EXTRACTED DATA →

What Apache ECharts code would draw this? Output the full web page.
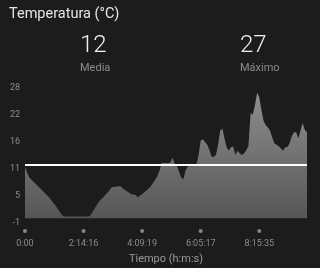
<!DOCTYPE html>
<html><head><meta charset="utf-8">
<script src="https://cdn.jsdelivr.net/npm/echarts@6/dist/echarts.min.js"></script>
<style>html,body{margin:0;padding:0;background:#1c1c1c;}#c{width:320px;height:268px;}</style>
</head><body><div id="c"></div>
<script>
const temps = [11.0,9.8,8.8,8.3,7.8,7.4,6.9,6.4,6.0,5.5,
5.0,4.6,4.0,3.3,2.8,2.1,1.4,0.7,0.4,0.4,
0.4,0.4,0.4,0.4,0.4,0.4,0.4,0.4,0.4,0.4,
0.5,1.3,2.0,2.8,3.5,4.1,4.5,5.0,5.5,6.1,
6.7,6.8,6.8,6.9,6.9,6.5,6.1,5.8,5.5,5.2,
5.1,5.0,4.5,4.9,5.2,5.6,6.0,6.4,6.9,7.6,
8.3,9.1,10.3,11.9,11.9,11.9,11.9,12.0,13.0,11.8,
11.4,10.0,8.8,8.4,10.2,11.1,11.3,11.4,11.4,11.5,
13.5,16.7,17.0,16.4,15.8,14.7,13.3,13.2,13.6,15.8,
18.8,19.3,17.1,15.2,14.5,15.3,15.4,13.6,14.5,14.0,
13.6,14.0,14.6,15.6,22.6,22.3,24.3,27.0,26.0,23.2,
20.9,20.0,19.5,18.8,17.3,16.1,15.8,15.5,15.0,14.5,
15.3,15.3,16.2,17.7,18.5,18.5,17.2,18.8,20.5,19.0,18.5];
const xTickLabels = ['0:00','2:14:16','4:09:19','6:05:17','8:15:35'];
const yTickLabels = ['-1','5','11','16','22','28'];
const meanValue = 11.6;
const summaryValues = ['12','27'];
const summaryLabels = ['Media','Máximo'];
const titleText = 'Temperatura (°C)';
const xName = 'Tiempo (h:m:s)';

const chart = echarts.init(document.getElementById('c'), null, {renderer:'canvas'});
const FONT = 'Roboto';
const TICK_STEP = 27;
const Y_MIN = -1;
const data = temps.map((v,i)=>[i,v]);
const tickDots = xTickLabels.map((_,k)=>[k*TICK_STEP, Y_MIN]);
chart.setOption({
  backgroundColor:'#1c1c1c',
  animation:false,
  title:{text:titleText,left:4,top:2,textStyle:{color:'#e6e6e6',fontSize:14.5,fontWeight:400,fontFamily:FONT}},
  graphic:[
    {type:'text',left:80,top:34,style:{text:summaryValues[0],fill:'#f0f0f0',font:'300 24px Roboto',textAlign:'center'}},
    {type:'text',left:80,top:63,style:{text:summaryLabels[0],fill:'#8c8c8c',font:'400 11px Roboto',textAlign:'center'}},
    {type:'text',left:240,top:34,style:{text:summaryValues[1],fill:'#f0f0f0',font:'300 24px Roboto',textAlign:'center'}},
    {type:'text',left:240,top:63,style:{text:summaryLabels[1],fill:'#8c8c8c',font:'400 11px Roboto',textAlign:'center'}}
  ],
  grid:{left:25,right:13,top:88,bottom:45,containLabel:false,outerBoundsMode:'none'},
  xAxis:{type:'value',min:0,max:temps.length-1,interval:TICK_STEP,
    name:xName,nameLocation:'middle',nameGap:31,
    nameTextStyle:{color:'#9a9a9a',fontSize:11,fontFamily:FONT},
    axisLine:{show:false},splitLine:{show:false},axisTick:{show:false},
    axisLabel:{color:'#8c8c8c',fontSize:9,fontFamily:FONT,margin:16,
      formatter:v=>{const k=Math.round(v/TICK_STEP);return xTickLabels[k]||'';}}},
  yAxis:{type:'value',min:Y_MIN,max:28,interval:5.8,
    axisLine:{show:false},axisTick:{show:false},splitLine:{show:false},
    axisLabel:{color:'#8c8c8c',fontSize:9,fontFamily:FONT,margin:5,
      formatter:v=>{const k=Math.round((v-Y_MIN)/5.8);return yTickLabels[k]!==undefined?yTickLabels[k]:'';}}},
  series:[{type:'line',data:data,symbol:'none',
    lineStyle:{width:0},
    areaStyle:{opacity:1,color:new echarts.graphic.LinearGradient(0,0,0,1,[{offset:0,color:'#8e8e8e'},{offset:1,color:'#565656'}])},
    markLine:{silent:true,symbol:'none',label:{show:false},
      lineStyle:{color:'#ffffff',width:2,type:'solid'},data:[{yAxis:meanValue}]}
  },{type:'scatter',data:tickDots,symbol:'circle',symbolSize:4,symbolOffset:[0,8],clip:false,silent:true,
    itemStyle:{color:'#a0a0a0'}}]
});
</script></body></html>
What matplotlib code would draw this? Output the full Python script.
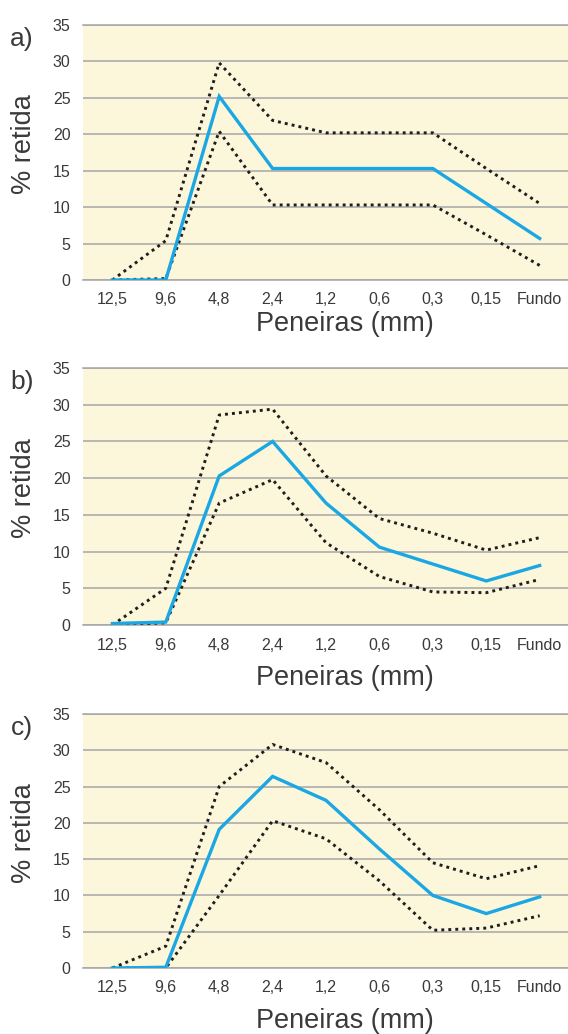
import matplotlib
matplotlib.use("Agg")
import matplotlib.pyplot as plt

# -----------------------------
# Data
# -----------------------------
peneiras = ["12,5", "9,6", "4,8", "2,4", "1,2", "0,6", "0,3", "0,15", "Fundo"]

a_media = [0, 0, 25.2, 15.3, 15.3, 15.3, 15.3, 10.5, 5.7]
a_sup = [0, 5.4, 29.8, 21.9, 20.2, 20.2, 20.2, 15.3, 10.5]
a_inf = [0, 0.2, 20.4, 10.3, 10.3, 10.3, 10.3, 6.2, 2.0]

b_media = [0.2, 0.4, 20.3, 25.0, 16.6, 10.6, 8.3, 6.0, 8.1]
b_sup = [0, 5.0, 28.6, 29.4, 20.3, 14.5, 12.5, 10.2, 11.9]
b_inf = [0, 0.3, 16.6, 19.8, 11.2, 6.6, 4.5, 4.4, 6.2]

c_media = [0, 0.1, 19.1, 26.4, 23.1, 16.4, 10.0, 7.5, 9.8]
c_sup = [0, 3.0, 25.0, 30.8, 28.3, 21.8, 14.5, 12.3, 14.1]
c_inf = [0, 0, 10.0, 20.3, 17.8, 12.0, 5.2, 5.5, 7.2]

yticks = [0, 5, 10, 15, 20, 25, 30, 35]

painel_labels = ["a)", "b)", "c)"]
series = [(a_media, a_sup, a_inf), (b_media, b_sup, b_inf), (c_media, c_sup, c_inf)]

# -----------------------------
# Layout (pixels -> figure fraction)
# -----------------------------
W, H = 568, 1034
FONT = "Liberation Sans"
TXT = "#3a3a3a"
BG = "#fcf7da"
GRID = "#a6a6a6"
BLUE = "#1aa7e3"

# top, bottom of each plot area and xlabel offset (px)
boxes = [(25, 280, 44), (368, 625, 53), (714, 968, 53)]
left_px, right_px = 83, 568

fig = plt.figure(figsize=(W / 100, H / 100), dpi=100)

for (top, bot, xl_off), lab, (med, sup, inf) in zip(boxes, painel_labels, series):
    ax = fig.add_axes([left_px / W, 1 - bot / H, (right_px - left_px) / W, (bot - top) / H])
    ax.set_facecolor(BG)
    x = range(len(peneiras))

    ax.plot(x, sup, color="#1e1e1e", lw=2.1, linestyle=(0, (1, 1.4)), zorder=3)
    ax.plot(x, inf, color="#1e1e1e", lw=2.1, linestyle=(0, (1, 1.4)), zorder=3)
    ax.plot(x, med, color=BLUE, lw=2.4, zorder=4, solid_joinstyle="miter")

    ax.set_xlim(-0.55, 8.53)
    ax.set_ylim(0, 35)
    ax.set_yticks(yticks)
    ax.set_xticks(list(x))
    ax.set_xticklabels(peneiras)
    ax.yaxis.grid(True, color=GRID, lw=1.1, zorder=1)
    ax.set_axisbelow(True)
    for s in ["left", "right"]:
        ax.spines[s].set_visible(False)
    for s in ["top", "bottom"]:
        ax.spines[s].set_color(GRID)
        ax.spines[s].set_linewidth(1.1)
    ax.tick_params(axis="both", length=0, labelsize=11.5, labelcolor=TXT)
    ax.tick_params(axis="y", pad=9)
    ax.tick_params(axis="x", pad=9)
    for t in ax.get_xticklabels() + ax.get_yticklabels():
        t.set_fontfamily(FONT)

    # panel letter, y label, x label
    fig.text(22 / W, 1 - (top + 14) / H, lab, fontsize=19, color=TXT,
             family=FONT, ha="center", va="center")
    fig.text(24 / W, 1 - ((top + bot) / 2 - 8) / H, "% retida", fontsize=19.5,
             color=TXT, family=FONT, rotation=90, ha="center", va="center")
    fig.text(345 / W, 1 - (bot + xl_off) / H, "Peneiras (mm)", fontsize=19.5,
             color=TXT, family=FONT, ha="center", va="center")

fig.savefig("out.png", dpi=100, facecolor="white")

GIVEN EXERCISE →
Everything from the line with "What matplotlib code" down to the line with "b_inf = [0, 0.3, 16.6, 19.8, 11.2, 6.6, 4.5, 4.4, 6.2]" in the data above should be copied exactly, with both end lines kept and the pictures left out.

RESULT OF THE EXERCISE →
What matplotlib code would draw this? Output the full Python script.
import matplotlib
matplotlib.use("Agg")
import matplotlib.pyplot as plt

# -----------------------------
# Data
# -----------------------------
peneiras = ["12,5", "9,6", "4,8", "2,4", "1,2", "0,6", "0,3", "0,15", "Fundo"]

a_media = [0, 0, 25.2, 15.3, 15.3, 15.3, 15.3, 10.5, 5.7]
a_sup = [0, 5.4, 29.8, 21.9, 20.2, 20.2, 20.2, 15.3, 10.5]
a_inf = [0, 0.2, 20.4, 10.3, 10.3, 10.3, 10.3, 6.2, 2.0]

b_media = [0.2, 0.4, 20.3, 25.0, 16.6, 10.6, 8.3, 6.0, 8.1]
b_sup = [0, 5.0, 28.6, 29.4, 20.3, 14.5, 12.5, 10.2, 11.9]
b_inf = [0, 0.3, 16.6, 19.8, 11.2, 6.6, 4.5, 4.4, 6.2]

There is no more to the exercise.